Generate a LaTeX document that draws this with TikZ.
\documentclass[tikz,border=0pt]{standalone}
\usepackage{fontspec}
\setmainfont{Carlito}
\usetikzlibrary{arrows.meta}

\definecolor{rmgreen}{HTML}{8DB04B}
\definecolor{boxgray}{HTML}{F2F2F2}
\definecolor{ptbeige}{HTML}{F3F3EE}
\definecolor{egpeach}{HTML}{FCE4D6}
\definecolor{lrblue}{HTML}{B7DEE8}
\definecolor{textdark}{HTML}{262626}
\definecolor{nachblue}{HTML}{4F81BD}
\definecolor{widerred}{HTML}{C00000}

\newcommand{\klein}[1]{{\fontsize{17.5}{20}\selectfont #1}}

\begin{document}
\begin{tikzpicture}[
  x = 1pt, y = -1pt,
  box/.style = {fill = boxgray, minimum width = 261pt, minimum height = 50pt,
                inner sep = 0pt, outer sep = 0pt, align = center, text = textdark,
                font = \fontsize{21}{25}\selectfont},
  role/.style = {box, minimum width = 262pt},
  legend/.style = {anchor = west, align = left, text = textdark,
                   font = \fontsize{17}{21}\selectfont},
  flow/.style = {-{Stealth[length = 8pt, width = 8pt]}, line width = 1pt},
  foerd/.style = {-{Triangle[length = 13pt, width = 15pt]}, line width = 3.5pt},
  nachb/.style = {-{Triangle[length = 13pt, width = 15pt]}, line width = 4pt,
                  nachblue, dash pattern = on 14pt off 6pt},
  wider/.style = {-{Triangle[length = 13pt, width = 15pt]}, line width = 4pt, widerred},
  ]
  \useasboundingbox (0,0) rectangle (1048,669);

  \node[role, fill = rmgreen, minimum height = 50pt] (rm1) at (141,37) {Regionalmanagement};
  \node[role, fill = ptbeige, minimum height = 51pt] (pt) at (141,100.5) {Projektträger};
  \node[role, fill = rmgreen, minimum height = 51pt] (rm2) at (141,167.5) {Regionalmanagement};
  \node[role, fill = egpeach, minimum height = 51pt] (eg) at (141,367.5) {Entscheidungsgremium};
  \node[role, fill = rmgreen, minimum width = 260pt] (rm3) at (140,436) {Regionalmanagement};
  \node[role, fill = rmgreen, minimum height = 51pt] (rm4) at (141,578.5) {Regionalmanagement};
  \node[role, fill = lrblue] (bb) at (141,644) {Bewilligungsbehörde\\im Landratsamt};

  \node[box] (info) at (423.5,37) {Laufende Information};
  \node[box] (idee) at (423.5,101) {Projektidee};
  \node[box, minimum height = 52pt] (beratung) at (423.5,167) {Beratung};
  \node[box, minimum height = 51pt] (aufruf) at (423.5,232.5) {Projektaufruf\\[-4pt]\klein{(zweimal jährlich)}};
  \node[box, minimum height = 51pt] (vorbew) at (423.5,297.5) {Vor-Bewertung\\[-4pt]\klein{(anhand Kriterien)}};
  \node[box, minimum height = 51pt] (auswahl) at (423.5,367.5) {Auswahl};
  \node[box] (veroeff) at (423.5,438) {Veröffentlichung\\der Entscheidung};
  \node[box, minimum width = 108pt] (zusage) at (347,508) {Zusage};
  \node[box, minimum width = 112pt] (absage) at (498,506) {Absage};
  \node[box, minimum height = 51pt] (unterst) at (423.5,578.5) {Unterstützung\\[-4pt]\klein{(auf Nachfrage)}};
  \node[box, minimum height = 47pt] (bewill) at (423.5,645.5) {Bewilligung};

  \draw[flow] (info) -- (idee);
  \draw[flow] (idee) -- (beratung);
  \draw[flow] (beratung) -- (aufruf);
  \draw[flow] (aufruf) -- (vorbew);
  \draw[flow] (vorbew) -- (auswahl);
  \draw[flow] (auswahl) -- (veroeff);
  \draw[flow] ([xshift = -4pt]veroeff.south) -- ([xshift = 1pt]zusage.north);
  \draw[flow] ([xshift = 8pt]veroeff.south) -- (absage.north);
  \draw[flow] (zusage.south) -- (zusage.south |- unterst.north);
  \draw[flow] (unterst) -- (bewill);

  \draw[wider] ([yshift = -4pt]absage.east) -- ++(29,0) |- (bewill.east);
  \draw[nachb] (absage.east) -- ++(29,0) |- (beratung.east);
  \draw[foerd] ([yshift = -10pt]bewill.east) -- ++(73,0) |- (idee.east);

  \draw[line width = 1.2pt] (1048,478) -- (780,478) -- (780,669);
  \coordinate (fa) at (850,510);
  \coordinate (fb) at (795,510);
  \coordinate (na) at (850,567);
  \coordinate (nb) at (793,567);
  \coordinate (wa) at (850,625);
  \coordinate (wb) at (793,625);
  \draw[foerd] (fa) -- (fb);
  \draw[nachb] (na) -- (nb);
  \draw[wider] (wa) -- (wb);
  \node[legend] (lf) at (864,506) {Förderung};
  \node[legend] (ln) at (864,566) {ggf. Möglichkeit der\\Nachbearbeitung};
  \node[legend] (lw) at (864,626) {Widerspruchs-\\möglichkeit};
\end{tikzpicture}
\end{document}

------------------------------

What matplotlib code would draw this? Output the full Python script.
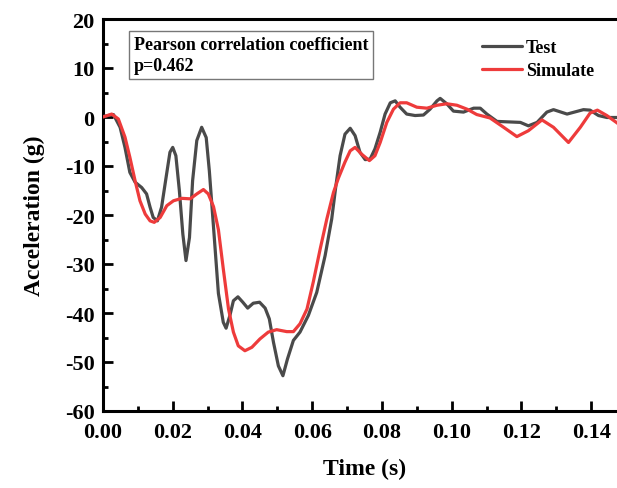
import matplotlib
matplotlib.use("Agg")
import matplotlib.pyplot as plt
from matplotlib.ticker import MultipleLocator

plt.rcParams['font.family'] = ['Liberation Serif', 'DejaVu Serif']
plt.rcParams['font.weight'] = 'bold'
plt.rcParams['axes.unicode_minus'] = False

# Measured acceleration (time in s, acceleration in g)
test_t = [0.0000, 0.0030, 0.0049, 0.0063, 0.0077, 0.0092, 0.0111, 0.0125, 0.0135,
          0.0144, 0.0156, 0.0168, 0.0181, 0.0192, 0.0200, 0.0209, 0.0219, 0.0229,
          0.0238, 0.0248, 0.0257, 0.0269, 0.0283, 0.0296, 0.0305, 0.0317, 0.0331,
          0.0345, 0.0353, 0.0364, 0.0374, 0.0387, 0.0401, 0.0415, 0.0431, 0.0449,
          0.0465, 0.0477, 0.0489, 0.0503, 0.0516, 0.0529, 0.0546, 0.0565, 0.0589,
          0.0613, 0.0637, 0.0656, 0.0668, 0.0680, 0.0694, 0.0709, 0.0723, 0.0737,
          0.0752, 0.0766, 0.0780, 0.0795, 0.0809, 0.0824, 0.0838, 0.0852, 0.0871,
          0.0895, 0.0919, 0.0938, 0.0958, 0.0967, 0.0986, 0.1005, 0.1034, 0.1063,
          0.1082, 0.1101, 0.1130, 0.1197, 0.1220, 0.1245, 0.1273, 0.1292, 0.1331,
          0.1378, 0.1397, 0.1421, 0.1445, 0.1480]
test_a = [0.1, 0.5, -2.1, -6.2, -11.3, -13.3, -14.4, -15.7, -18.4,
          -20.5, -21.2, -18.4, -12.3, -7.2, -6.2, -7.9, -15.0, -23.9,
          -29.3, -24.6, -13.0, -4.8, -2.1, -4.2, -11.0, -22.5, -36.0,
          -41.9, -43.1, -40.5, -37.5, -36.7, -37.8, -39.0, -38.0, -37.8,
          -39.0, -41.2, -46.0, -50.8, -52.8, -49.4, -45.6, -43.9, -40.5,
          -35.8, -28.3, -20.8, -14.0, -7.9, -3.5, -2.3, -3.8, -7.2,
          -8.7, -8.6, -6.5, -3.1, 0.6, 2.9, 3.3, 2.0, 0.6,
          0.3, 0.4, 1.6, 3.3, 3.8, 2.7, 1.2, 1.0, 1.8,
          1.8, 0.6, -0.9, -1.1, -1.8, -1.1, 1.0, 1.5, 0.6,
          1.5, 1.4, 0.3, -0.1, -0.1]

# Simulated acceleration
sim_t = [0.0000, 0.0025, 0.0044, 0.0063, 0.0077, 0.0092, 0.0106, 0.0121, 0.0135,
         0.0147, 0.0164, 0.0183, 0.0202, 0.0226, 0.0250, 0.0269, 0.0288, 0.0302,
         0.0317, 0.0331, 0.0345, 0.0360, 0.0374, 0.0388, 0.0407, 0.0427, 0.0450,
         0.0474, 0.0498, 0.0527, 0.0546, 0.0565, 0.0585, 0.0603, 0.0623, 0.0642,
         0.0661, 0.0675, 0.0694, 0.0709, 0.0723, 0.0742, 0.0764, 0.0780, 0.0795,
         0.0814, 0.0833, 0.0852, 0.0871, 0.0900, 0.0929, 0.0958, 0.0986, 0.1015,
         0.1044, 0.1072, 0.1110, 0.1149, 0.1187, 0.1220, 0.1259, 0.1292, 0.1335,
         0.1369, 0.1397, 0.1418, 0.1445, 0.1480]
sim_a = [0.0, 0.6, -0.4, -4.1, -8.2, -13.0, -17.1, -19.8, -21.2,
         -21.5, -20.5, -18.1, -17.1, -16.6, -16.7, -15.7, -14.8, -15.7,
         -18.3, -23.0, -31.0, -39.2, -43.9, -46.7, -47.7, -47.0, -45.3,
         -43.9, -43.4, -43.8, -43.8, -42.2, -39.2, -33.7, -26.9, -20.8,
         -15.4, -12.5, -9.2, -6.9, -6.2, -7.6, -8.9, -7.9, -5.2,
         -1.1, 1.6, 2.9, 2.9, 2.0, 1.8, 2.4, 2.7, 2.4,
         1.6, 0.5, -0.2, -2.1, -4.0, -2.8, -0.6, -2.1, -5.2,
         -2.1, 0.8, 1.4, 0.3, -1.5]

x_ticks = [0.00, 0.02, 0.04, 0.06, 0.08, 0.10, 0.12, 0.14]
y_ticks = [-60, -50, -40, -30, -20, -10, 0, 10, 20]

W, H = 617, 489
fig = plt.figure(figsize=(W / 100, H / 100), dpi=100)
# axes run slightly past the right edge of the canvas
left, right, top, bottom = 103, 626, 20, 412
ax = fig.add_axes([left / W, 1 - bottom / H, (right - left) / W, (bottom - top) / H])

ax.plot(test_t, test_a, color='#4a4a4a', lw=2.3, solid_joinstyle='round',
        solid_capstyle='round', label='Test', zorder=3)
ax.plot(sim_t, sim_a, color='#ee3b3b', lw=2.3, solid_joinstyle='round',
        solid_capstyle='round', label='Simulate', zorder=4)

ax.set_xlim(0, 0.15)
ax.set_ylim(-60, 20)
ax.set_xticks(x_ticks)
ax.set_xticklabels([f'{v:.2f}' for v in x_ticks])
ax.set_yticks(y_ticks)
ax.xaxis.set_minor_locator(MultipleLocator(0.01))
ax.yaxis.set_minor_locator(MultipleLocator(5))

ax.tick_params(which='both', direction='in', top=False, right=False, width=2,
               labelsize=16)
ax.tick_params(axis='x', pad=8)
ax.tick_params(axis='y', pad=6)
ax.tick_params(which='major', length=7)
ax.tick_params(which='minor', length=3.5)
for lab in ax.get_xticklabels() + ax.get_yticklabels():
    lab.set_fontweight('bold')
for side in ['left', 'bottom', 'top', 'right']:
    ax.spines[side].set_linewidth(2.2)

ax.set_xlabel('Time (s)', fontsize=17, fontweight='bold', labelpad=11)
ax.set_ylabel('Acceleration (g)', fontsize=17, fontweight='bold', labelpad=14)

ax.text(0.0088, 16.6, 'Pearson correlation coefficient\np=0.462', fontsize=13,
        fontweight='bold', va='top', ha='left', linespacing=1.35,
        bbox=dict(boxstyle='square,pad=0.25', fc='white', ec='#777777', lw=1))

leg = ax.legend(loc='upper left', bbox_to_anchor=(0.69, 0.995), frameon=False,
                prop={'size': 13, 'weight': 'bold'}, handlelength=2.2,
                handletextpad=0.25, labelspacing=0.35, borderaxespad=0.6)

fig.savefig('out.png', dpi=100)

------------------------------

= INSTRUCTION =
Everything above from the line with "What matplotlib code" through the line with "plt.rcParams['axes.unicode_minus'] = False" should be retyped exactly, and nothing else; omit pictures.

= THE ANSWER =
What matplotlib code would draw this? Output the full Python script.
import matplotlib
matplotlib.use("Agg")
import matplotlib.pyplot as plt
from matplotlib.ticker import MultipleLocator

plt.rcParams['font.family'] = ['Liberation Serif', 'DejaVu Serif']
plt.rcParams['font.weight'] = 'bold'
plt.rcParams['axes.unicode_minus'] = False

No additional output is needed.